++++ Available data ++++
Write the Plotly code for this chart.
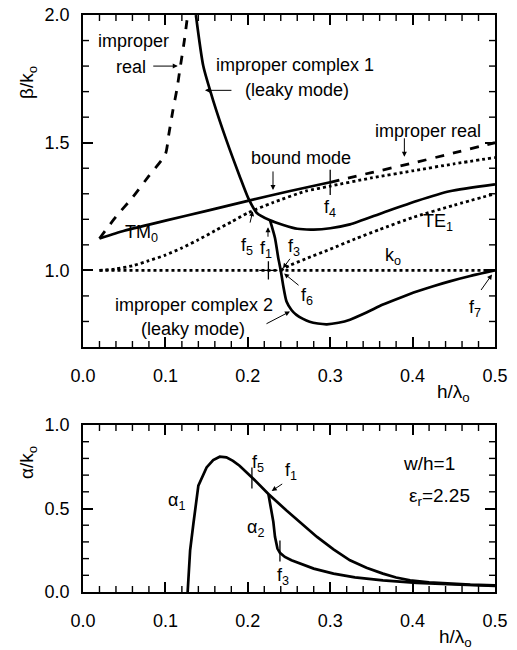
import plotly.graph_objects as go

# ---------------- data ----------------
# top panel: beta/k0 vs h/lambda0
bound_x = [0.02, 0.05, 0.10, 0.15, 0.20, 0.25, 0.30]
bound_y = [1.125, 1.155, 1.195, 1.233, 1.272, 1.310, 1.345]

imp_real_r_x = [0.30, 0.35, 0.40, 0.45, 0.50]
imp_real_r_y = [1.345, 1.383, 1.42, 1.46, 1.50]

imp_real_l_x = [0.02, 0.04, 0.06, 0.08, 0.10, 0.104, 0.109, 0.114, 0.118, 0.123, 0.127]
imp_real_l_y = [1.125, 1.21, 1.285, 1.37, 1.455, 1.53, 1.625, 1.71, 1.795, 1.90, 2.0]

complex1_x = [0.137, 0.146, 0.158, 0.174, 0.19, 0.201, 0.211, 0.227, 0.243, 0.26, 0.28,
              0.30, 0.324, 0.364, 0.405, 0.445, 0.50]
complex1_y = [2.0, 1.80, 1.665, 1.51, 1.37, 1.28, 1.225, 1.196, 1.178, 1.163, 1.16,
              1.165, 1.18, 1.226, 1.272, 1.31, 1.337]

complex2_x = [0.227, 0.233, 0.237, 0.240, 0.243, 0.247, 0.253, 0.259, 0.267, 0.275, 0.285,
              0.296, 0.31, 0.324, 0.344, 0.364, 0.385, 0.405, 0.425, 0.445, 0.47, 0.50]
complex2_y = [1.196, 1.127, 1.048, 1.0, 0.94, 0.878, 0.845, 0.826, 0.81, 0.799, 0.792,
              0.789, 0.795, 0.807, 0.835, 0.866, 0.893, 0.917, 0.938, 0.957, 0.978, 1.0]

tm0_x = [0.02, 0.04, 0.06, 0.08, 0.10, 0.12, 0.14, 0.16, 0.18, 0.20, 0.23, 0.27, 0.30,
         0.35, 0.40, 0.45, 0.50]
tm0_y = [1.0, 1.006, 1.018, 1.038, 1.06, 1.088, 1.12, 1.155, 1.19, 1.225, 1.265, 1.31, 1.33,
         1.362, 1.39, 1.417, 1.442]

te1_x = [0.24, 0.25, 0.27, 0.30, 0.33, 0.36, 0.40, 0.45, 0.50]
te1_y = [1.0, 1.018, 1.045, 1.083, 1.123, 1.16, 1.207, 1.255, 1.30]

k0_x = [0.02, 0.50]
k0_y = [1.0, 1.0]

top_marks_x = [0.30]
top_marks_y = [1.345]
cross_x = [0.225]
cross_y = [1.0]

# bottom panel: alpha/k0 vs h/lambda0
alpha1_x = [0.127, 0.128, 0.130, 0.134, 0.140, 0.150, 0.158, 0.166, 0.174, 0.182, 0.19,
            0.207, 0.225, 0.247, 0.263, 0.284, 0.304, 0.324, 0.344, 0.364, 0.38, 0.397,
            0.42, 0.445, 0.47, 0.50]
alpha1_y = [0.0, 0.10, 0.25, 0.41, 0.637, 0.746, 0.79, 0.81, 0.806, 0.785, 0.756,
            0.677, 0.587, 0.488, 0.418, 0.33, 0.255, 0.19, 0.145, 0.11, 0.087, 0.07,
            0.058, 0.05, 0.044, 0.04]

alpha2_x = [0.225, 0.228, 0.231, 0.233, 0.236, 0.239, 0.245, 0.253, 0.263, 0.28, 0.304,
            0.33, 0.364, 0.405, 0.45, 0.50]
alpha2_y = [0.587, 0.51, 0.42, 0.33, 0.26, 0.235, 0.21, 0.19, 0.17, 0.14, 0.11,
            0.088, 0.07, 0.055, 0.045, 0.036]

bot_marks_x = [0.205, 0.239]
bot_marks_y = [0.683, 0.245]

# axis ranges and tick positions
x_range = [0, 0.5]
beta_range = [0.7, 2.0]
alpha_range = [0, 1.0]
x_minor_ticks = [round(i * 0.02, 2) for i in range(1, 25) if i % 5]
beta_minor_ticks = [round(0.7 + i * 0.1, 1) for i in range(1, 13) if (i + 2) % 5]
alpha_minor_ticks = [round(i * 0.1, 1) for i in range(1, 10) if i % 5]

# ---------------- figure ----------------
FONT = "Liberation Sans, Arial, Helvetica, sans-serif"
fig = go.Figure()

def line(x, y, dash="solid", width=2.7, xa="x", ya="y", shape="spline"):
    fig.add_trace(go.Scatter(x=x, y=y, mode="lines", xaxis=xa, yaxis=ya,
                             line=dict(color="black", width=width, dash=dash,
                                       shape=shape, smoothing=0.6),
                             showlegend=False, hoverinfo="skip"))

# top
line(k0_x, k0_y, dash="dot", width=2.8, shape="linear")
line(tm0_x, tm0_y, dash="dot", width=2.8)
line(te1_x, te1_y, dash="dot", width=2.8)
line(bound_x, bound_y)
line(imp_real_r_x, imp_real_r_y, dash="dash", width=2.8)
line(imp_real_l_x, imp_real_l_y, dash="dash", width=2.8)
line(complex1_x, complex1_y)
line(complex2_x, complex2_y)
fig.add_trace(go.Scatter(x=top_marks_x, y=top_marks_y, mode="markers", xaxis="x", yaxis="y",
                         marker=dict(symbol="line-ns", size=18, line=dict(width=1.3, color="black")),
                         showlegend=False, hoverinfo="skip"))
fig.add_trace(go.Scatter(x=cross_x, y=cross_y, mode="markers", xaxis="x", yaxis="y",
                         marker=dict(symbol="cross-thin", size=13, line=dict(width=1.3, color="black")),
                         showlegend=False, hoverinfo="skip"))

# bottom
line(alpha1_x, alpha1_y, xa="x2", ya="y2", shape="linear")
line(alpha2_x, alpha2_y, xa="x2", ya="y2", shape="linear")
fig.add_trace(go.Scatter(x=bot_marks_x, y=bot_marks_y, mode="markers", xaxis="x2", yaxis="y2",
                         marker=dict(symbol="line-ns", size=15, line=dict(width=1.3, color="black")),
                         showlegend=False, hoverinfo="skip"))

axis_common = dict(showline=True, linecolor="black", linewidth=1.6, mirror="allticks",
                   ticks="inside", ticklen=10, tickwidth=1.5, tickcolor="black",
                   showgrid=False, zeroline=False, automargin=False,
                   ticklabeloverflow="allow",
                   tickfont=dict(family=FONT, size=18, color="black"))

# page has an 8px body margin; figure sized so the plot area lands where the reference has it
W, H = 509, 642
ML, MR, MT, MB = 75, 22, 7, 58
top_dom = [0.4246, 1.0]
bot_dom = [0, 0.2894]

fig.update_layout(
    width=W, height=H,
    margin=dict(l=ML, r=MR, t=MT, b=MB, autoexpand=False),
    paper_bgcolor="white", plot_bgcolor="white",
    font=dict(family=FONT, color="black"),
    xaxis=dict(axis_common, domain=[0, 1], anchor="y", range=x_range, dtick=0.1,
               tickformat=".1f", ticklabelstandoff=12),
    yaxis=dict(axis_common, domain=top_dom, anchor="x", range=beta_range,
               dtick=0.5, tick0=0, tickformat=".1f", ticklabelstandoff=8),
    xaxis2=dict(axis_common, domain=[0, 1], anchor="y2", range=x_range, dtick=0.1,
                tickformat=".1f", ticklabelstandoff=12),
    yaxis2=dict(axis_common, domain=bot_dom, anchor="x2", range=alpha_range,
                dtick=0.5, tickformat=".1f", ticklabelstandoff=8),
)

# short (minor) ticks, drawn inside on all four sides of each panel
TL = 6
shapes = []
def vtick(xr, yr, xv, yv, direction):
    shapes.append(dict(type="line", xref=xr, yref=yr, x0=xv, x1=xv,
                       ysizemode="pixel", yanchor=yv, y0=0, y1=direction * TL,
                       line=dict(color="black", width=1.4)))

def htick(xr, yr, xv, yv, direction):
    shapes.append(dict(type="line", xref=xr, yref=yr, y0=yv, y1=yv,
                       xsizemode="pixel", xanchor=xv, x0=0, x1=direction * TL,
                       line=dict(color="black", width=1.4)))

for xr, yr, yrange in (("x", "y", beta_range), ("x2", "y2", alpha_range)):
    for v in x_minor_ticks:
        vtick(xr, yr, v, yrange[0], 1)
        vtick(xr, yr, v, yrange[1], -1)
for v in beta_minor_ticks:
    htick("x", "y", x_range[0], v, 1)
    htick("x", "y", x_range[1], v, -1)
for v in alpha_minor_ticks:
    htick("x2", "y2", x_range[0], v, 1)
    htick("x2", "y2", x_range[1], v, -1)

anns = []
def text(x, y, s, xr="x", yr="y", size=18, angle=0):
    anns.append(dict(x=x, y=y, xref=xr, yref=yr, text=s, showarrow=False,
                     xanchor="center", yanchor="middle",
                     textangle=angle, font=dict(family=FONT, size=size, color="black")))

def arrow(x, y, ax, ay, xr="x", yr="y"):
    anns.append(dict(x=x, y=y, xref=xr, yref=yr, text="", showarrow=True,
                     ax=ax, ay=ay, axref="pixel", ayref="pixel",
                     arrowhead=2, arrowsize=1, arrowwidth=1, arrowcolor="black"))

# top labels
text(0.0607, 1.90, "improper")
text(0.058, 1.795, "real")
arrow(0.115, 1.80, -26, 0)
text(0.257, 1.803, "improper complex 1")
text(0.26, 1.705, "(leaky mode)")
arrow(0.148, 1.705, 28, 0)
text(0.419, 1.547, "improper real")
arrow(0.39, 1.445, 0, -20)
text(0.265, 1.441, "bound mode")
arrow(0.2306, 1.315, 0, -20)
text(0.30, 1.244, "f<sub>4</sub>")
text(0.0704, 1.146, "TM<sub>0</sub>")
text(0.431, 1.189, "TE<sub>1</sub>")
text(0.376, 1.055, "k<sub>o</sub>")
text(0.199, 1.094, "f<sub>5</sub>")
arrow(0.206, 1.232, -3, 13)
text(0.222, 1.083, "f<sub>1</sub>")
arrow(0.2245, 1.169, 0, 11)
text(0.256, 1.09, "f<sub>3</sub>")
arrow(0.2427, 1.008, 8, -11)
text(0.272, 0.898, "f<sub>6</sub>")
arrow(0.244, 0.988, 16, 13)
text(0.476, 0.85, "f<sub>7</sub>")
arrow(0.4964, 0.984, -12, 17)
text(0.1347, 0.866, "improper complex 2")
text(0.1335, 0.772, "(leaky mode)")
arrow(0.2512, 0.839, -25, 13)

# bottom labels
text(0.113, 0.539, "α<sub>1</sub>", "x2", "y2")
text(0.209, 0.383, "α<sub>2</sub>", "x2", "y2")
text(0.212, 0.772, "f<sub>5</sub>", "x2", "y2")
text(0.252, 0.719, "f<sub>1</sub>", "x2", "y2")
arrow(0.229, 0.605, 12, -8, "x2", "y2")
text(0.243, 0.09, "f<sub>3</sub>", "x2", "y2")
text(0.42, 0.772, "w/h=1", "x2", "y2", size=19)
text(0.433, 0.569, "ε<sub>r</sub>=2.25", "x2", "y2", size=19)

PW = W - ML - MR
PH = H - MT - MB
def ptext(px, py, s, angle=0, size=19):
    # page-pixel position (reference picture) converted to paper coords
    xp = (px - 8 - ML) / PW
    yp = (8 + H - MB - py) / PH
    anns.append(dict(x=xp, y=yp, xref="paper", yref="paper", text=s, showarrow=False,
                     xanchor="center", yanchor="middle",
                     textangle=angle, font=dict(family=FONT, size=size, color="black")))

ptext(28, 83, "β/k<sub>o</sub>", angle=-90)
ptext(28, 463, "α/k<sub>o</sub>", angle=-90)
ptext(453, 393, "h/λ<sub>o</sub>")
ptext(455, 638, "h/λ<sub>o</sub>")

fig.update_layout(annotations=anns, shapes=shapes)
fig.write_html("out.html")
++++
▶ _Aim_:
Leave out the pictures and repeat the lines from the start of the material through the line with "imp_real_r_y = [1.345, 1.383, 1.42, 1.46, 1.50]", inclusive.

▶ _Solution to this exercise_:
Write the Plotly code for this chart.
import plotly.graph_objects as go

# ---------------- data ----------------
# top panel: beta/k0 vs h/lambda0
bound_x = [0.02, 0.05, 0.10, 0.15, 0.20, 0.25, 0.30]
bound_y = [1.125, 1.155, 1.195, 1.233, 1.272, 1.310, 1.345]

imp_real_r_x = [0.30, 0.35, 0.40, 0.45, 0.50]
imp_real_r_y = [1.345, 1.383, 1.42, 1.46, 1.50]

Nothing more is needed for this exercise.